U.S. cattle numbers have dropped to their lowest level since 1952 on the heels of record-setting drought that decimated feed supplies and forced producers to cull animals, says Purdue Extension agricultural economist Christ Hurt.
The numbers, found in the latest U.S. Department of Agriculture inventory report, also show that the U.S. beef cattle herd, specifically, has hit the lowest point since 1962.
Beef cow numbers dropped by 3 percent last year and are down 11 percent, or 3.6 million head, since 2007.
“The 2012 drought was the primary driver of the decrease last year as it destroyed pastures and forage supplies and catapulted corn, sorghum and soybean meal prices,” Hurt said. “The impacts were largest for producers in the Southern Plains where beef cow numbers dropped by 9 percent last year, and in the Central Plains where numbers were down 6 percent.”
Since 2007, the beef industry has struggled to compete with other sectors for expensive feed and limited land resources that are being converted to corn and soybean acreage, Hurt said.
While the Central and Southern Plains states have struggled the most, the eastern Corn Belt certainly hasn’t been immune to the herd reduction.
Indiana’s beef herd has dropped by 18 percent since 2007. In 2012, the state lost 2 percent of the herd, or about 4,000 beef cows.
Ohio lost 3 percent, or 10,000, of the state’s beef cows in 2012 but has lost only about 2 percent of the herd overall since 2007.
Stopping the decline is going to take some help from Mother Nature in the forms of more rain and crop production, Hurt said.
“Larger crop and forage production would increase availability and lower prices of these critical feedstuffs,” he said. “Given the small size of the calf crop, this would bolster calf prices.
“A second condition beef producers would like to see before expanding is some assurance that feed prices will have an overall moderation in coming years - not just a one-year decrease.”
Low per-capita beef supplies combined with an improving U.S. economy indicate that cattle prices could be strong in coming years, giving producers hope and thoughts of expansion, Hurt said. According to the USDA report, the number of replacement heifers is up 2 percent.

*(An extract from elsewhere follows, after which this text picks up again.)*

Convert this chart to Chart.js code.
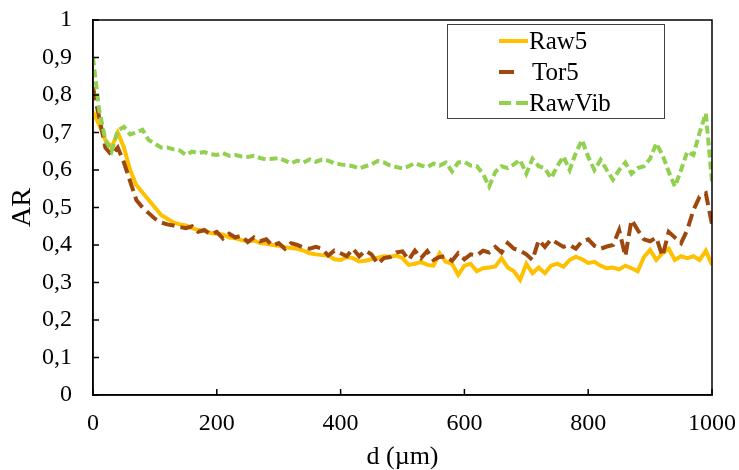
<!DOCTYPE html>
<html>
<head>
<meta charset="utf-8">
<script src="https://cdn.jsdelivr.net/npm/chart.js@4.4.1/dist/chart.umd.min.js"></script>
<style>
  html, body { margin: 0; padding: 0; background: #fff; }
</style>
</head>
<body>
<canvas id="arChart" width="739" height="470"></canvas>
<script>
// distance in µm
const distances = [
  0, 10, 20, 30, 40, 50, 60, 70, 80, 90,
  100, 110, 120, 130, 140, 150, 160, 170, 180, 190,
  200, 210, 220, 230, 240, 250, 260, 270, 280, 290,
  300, 310, 320, 330, 340, 350, 360, 370, 380, 390,
  400, 410, 420, 430, 440, 450, 460, 470, 480, 490,
  500, 510, 520, 530, 540, 550, 560, 570, 580, 590,
  600, 610, 620, 630, 640, 650, 660, 670, 680, 690,
  700, 710, 720, 730, 740, 750, 760, 770, 780, 790,
  800, 810, 820, 830, 840, 850, 860, 870, 880, 890,
  900, 910, 920, 930, 940, 950, 960, 970, 980, 990,
  1000
];

const raw5 = [
  0.755, 0.72, 0.68, 0.66, 0.70, 0.66, 0.60, 0.56, 0.54, 0.52,
  0.50, 0.48, 0.47, 0.46, 0.455, 0.452, 0.445, 0.44, 0.438, 0.432,
  0.43, 0.428, 0.42, 0.418, 0.413, 0.41, 0.412, 0.405, 0.403, 0.40,
  0.398, 0.394, 0.392, 0.39, 0.385, 0.378, 0.375, 0.373, 0.372, 0.362,
  0.36, 0.368, 0.365, 0.356, 0.358, 0.362, 0.366, 0.37, 0.369, 0.372,
  0.365, 0.347, 0.35, 0.355, 0.347, 0.345, 0.378, 0.355, 0.35, 0.32,
  0.345, 0.35, 0.33, 0.338, 0.34, 0.343, 0.365, 0.34, 0.33, 0.307,
  0.35, 0.325, 0.34, 0.325, 0.345, 0.35, 0.342, 0.36, 0.369, 0.362,
  0.352, 0.355, 0.345, 0.338, 0.34, 0.335, 0.345, 0.338, 0.33, 0.368,
  0.387, 0.36, 0.378, 0.39, 0.36, 0.37, 0.365, 0.37, 0.36, 0.385,
  0.347
];

const tor5 = [
  0.82, 0.74, 0.66, 0.64, 0.66, 0.62, 0.57, 0.52, 0.50, 0.485,
  0.47, 0.46, 0.455, 0.452, 0.448, 0.445, 0.45, 0.435, 0.44, 0.428,
  0.435, 0.417, 0.43, 0.42, 0.425, 0.408, 0.42, 0.41, 0.415, 0.398,
  0.405, 0.39, 0.405, 0.40, 0.393, 0.39, 0.395, 0.39, 0.372, 0.385,
  0.378, 0.37, 0.39, 0.37, 0.385, 0.375, 0.35, 0.365, 0.368, 0.38,
  0.383, 0.36, 0.385, 0.365, 0.384, 0.36, 0.368, 0.37, 0.358, 0.378,
  0.362, 0.375, 0.372, 0.385, 0.38, 0.395, 0.38, 0.405, 0.39, 0.385,
  0.375, 0.36, 0.413, 0.395, 0.415, 0.405, 0.395, 0.40, 0.39, 0.41,
  0.415, 0.398, 0.39, 0.396, 0.40, 0.44, 0.37, 0.467, 0.44, 0.415,
  0.41, 0.42, 0.37, 0.435, 0.42, 0.405, 0.44, 0.493, 0.529, 0.538,
  0.455
];

const rawVib = [
  0.90, 0.76, 0.68, 0.65, 0.705, 0.715, 0.695, 0.70, 0.707, 0.68,
  0.67, 0.66, 0.66, 0.655, 0.652, 0.64, 0.649, 0.645, 0.648, 0.642,
  0.64, 0.645, 0.638, 0.64, 0.636, 0.635, 0.638, 0.632, 0.628, 0.63,
  0.632, 0.625, 0.618, 0.625, 0.62, 0.628, 0.622, 0.628, 0.625, 0.618,
  0.615, 0.613, 0.61, 0.604, 0.61, 0.615, 0.624, 0.62, 0.612, 0.608,
  0.604, 0.61, 0.618, 0.612, 0.608, 0.617, 0.612, 0.62, 0.596, 0.62,
  0.622, 0.612, 0.61, 0.59, 0.556, 0.595, 0.61, 0.605, 0.615, 0.627,
  0.59, 0.63, 0.61, 0.605, 0.578, 0.61, 0.636, 0.60, 0.645, 0.68,
  0.635, 0.60, 0.627, 0.60, 0.574, 0.60, 0.62, 0.59, 0.605, 0.61,
  0.63, 0.671, 0.64, 0.596, 0.556, 0.60, 0.649, 0.64, 0.70, 0.751,
  0.569
];

const seriesNames = ['Raw5', 'Tor5', 'RawVib'];
const xTicks = [0, 200, 400, 600, 800, 1000];
const yTicks = [0, 0.1, 0.2, 0.3, 0.4, 0.5, 0.6, 0.7, 0.8, 0.9, 1];

const serif = 'Liberation Serif';

function toPoints(values) {
  return values.map((v, i) => ({ x: distances[i], y: v }));
}

// frame round the plot and ticks pointing inwards
const frameAndTicks = {
  id: 'frameAndTicks',
  afterDatasetsDraw(chart) {
    const { ctx, chartArea: a, scales } = chart;
    ctx.save();
    ctx.strokeStyle = '#000';
    ctx.lineWidth = 1.5;
    ctx.strokeRect(a.left, a.top, a.right - a.left, a.bottom - a.top);
    ctx.beginPath();
    yTicks.forEach(v => {
      const y = scales.y.getPixelForValue(v);
      ctx.moveTo(a.left, y);
      ctx.lineTo(a.left + 6, y);
    });
    xTicks.forEach(v => {
      const x = scales.x.getPixelForValue(v);
      ctx.moveTo(x, a.bottom);
      ctx.lineTo(x, a.bottom - 6);
    });
    ctx.stroke();
    ctx.restore();
  }
};

// legend box in the upper right corner
const legendBox = {
  id: 'legendBox',
  afterDraw(chart) {
    const ctx = chart.ctx;
    const sets = chart.data.datasets;
    const rows = [41, 72, 103];
    const textX = [529, 532, 529];
    ctx.save();
    ctx.fillStyle = '#fff';
    ctx.fillRect(447, 24, 218, 95);
    ctx.strokeStyle = '#404040';
    ctx.lineWidth = 1;
    ctx.strokeRect(447.5, 24.5, 217, 94);
    sets.forEach((ds, i) => {
      const y = rows[i];
      ctx.strokeStyle = ds.borderColor;
      ctx.lineWidth = 4;
      ctx.beginPath();
      if (i === 0) {
        ctx.moveTo(499, y); ctx.lineTo(528, y);
      } else if (i === 1) {
        ctx.moveTo(499, y); ctx.lineTo(514, y);
      } else {
        ctx.moveTo(499, y); ctx.lineTo(511, y);
        ctx.moveTo(516, y); ctx.lineTo(528, y);
      }
      ctx.stroke();
      ctx.fillStyle = '#000';
      ctx.font = '25px "' + serif + '"';
      ctx.textBaseline = 'middle';
      ctx.fillText(ds.label, textX[i], y + 1);
    });
    ctx.restore();
  }
};

const ctx = document.getElementById('arChart');
const arChart = new Chart(ctx, {
  type: 'line',
  data: {
    datasets: [
      {
        label: seriesNames[0],
        data: toPoints(raw5),
        borderColor: '#FFC000',
        borderWidth: 4,
        order: 3
      },
      {
        label: seriesNames[1],
        data: toPoints(tor5),
        borderColor: '#9E480E',
        borderWidth: 4,
        borderDash: [13, 6],
        order: 2
      },
      {
        label: seriesNames[2],
        data: toPoints(rawVib),
        borderColor: '#92D050',
        borderWidth: 4,
        borderDash: [8, 4],
        order: 1
      }
    ]
  },
  options: {
    responsive: false,
    animation: false,
    layout: { padding: { top: 20, right: 27, left: 0, bottom: 0 } },
    elements: {
      point: { radius: 0 },
      line: { tension: 0, borderCapStyle: 'butt' }
    },
    scales: {
      x: {
        type: 'linear',
        min: 0,
        max: 1000,
        afterBuildTicks: scale => { scale.ticks = xTicks.map(v => ({ value: v })); },
        afterFit: scale => {
          scale.height = 75;
          scale.paddingLeft = 0;
          scale.paddingRight = 0;
        },
        grid: { display: false, drawTicks: false },
        border: { display: true, color: '#000', width: 1.5 },
        ticks: {
          color: '#000',
          padding: 14,
          maxRotation: 0,
          font: { family: serif, size: 24 },
          callback: v => String(v)
        },
        title: {
          display: true,
          text: 'd (µm)',
          color: '#000',
          padding: { top: 0, bottom: 0 },
          font: { family: serif, size: 26, lineHeight: 1 }
        }
      },
      y: {
        min: 0,
        max: 1,
        afterBuildTicks: scale => { scale.ticks = yTicks.map(v => ({ value: v })); },
        afterFit: scale => {
          scale.width = 93;
          scale.paddingTop = 0;
          scale.paddingBottom = 0;
        },
        grid: { display: false, drawTicks: false },
        border: { display: true, color: '#000', width: 1.5 },
        ticks: {
          color: '#000',
          padding: 21,
          font: { family: serif, size: 24 },
          callback: v => String(Math.round(v * 10) / 10).replace('.', ',')
        },
        title: {
          display: true,
          text: 'AR',
          color: '#000',
          padding: { top: 6, bottom: 0 },
          font: { family: serif, size: 28 }
        }
      }
    },
    plugins: {
      legend: { display: false },
      tooltip: { enabled: false }
    }
  },
  plugins: [frameAndTicks, legendBox]
});
</script>
</body>
</html>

“If weather helps restore feed and forage supplies this summer, a more aggressive expansion of beef heifers should be anticipated beginning in the fall of 2013 and continuing into 2014,” he said. “Cheaper feed and increased heifer retention will set the stage for very strong calf prices and new record high prices for finished cattle in 2014.
“If crop and forage production return to near normal, the cattle industry is poised for multiple years of favorable returns and expansion.”
While drought conditions have improved in the eastern Corn Belt, much of the western Corn Belt is still suffering severe, extreme and exceptional drought. Beef producers in those areas are unlikely to expand operations until weather improves.
And, Hurt said, beef producers aren’t the only livestock sector waiting for improved feed supplies to expand.
“Unfortunately for the beef industry, both poultry and pork producers are waiting at the start line, as well,” he said. “Those industries can expand production much more quickly and will extract market share from beef during the period from late-2013 to 2016.”